_Dataset extract_

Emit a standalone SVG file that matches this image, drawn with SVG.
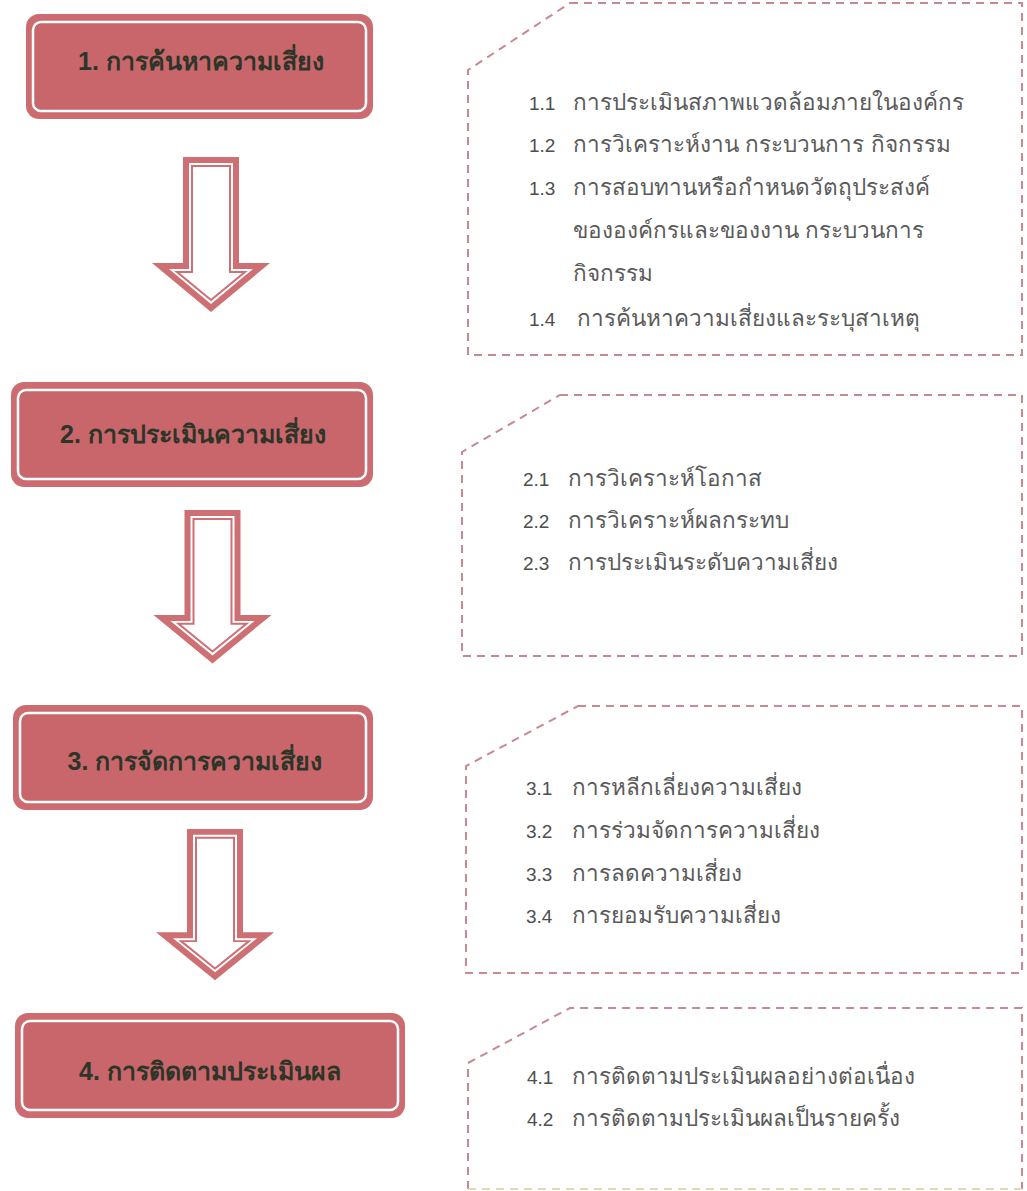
<svg xmlns="http://www.w3.org/2000/svg" xmlns:xlink="http://www.w3.org/1999/xlink" width="1027" height="1191" viewBox="0 0 1027 1191">
<style>
.outer{fill:#cc6c71;}
.inner{fill:#c8666b;stroke:#ffffff;stroke-width:2.5;}
.head{font-family:"Liberation Sans","Noto Sans",sans-serif;font-weight:bold;font-size:25px;fill:#2c3527;text-anchor:middle;}
.dash{fill:none;stroke:#c98892;stroke-width:2;stroke-dasharray:8 6;}
.faint{fill:none;stroke:#e8d6b0;stroke-width:2;stroke-dasharray:8 6;}
.num{font-family:"Liberation Sans","Noto Sans",sans-serif;font-size:19px;fill:#4e4e4e;}
.item{font-family:"Liberation Sans","Noto Sans",sans-serif;font-size:22.5px;fill:#5a5a5a;}
</style>
<defs>
<g id="arrow">
<path d="M-28,0 H28 V106 H59 L0,155 L-59,106 H-28 Z" fill="#cd6f73"/>
<path d="M-22,6 H22 V112 H42 L0,147 L-42,112 H-22 Z" fill="#ffffff"/>
<path d="M-19,9 H19 V115 H34 L0,143 L-34,115 H-19 Z" fill="none" stroke="#cd6f73" stroke-width="2"/>
</g>
</defs>
<rect width="1027" height="1191" fill="#ffffff"/>

<g id="node1">
<rect class="outer" x="26" y="14" width="347" height="105" rx="13"/>
<rect class="inner" x="33" y="22" width="333" height="89" rx="8"/>
<text class="head" x="201" y="70">1. การค้นหาความเสี่ยง</text>
</g>
<g id="node2">
<rect class="outer" x="11" y="382" width="362" height="105" rx="13"/>
<rect class="inner" x="18" y="390" width="348" height="89" rx="8"/>
<text class="head" x="193" y="443">2. การประเมินความเสี่ยง</text>
</g>
<g id="node3">
<rect class="outer" x="13" y="705" width="360" height="105" rx="13"/>
<rect class="inner" x="20" y="713" width="346" height="89" rx="8"/>
<text class="head" x="195" y="770">3. การจัดการความเสี่ยง</text>
</g>
<g id="node4">
<rect class="outer" x="15" y="1013" width="390" height="105" rx="13"/>
<rect class="inner" x="22" y="1021" width="376" height="89" rx="8"/>
<text class="head" x="210" y="1080">4. การติดตามประเมินผล</text>
</g>

<g id="detail1">
<path class="dash" d="M570,3 H1022 V355 H468 V70 Z"/>
<text class="num" x="529" y="110">1.1</text><text class="item" x="573" y="110">การประเมินสภาพแวดล้อมภายในองค์กร</text>
<text class="num" x="529" y="152">1.2</text><text class="item" x="573" y="152">การวิเคราะห์งาน กระบวนการ กิจกรรม</text>
<text class="num" x="529" y="195">1.3</text><text class="item" x="573" y="195">การสอบทานหรือกำหนดวัตถุประสงค์</text>
<text class="item" x="573" y="238">ขององค์กรและของงาน กระบวนการ</text>
<text class="item" x="573" y="281">กิจกรรม</text>
<text class="num" x="529" y="326">1.4</text><text class="item" x="577" y="326">การค้นหาความเสี่ยงและระบุสาเหตุ</text>
</g>
<g id="detail2">
<path class="dash" d="M560,395 H1022 V656 H462 V452 Z"/>
<text class="num" x="523" y="486">2.1</text><text class="item" x="568" y="486">การวิเคราะห์โอกาส</text>
<text class="num" x="523" y="528">2.2</text><text class="item" x="568" y="528">การวิเคราะห์ผลกระทบ</text>
<text class="num" x="523" y="570">2.3</text><text class="item" x="568" y="570">การประเมินระดับความเสี่ยง</text>
</g>
<g id="detail3">
<path class="dash" d="M578,706 H1022 V973 H466 V766 Z"/>
<text class="num" x="526" y="795">3.1</text><text class="item" x="572" y="795">การหลีกเลี่ยงความเสี่ยง</text>
<text class="num" x="526" y="838">3.2</text><text class="item" x="572" y="838">การร่วมจัดการความเสี่ยง</text>
<text class="num" x="526" y="881">3.3</text><text class="item" x="572" y="881">การลดความเสี่ยง</text>
<text class="num" x="526" y="923">3.4</text><text class="item" x="572" y="923">การยอมรับความเสี่ยง</text>
</g>
<g id="detail4">
<path class="dash" d="M468,1189 V1063 L570,1008 H1022 V1189"/>
<path class="faint" d="M468,1189 H1022"/>
<text class="num" x="527" y="1084">4.1</text><text class="item" x="572" y="1084">การติดตามประเมินผลอย่างต่อเนื่อง</text>
<text class="num" x="527" y="1126">4.2</text><text class="item" x="572" y="1126">การติดตามประเมินผลเป็นรายครั้ง</text>
</g>

<g id="connectors">
<use xlink:href="#arrow" transform="translate(211,157)"/>
<use xlink:href="#arrow" transform="translate(212.5,510) scale(1,0.99)"/>
<use xlink:href="#arrow" transform="translate(215,829) scale(1,0.975)"/>
</g>
</svg>
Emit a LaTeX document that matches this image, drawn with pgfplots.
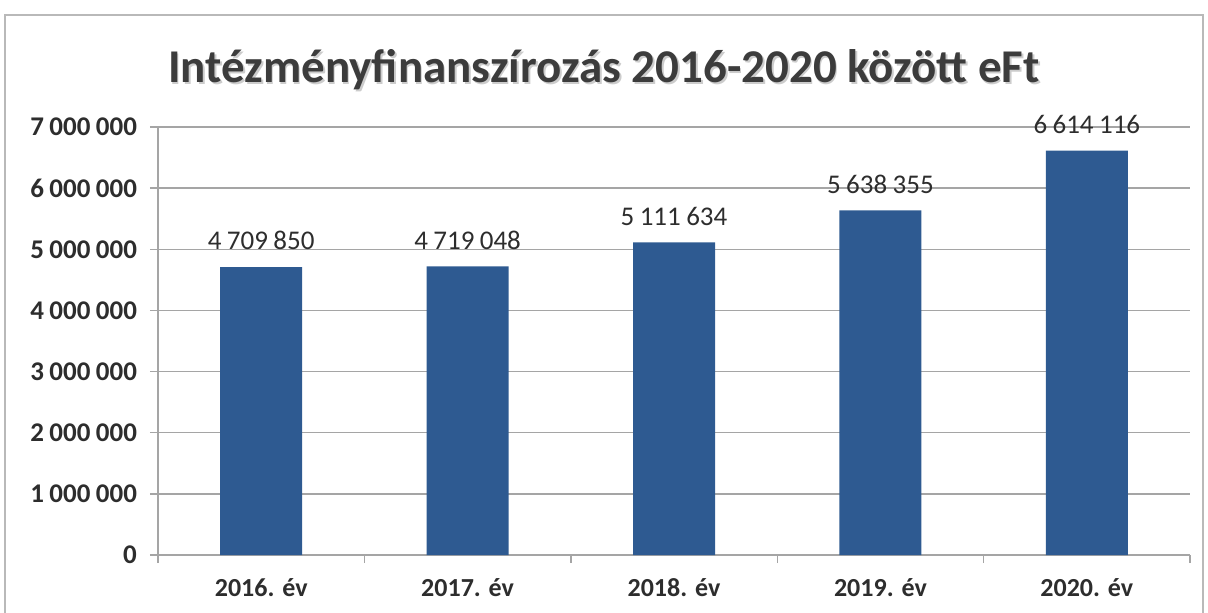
\documentclass[border=0pt]{standalone}
\usepackage{fontspec}
\setmainfont{Carlito}
\usepackage{pgfplots}
\pgfplotsset{compat=1.18}
\definecolor{barblue}{RGB}{46,90,145}
\definecolor{txt}{RGB}{45,45,45}
\definecolor{gridc}{RGB}{165,165,165}
\definecolor{titlec}{RGB}{60,60,60}
\begin{document}
\begin{tikzpicture}
\path[use as bounding box] (0,0) rectangle (604pt,306pt);
\draw[gray!55, line width=0.8pt] (2.5pt,-10pt) -- (2.5pt,298.5pt) -- (601.5pt,298.5pt) -- (601.5pt,-10pt);
\node[font=\bfseries\fontsize{23.5}{27}\selectfont, text=gray!40, xshift=0.8pt, yshift=-0.8pt] at (302pt,271pt) {Intézményfinanszírozás 2016-2020 között eFt};
\node[font=\bfseries\fontsize{23.5}{27}\selectfont, text=titlec] at (302pt,271pt) {Intézményfinanszírozás 2016-2020 között eFt};
\begin{axis}[
  at={(79pt,28.5pt)}, anchor=south west, scale only axis,
  width=516pt, height=214pt,
  xmin=-0.5, xmax=4.5, ymin=0, ymax=7000000,
  axis x line*=bottom, axis y line*=left,
  axis line style={draw=gridc, line width=0.7pt},
  ybar, bar width=41pt,
  xtick={0,1,2,3,4},
  xticklabels={2016. év,2017. év,2018. év,2019. év,2020. év},
  minor xtick={-0.5,0.5,1.5,2.5,3.5,4.5},
  major x tick style={draw=none},
  minor x tick style={draw=gridc, line width=0.7pt},
  ytick={0,1000000,2000000,3000000,4000000,5000000,6000000,7000000},
  y tick style={draw=gridc, line width=0.7pt},
  tick align=outside, major tick length=4pt, minor tick length=4pt,
  ymajorgrids, grid style={draw=gridc, line width=0.7pt},
  scaled y ticks=false,
  /pgf/number format/.cd, fixed, precision=0, 1000 sep={\hspace{0.2em}}, assume math mode=true, /pgfplots/.cd,
  xticklabel style={font=\bfseries\fontsize{13}{15}\selectfont, text=txt, yshift=-4pt},
  yticklabel style={font=\bfseries\fontsize{13.5}{15}\selectfont, text=txt, xshift=-3pt},
  nodes near coords,
  every node near coord/.append style={font=\fontsize{13.5}{15}\selectfont, text=txt, yshift=5pt},
  clip=false,
]
\addplot[fill=barblue, draw=none] coordinates {(0,4709850) (1,4719048) (2,5111634) (3,5638355) (4,6614116)};
\end{axis}
\end{tikzpicture}
\end{document}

_Exercise instructions_
Review the material and copy each line in which the word "matches" appears.

_Result_
Emit a standalone SVG file that matches this image, drawn with SVG.
Emit a LaTeX document that matches this image, drawn with pgfplots.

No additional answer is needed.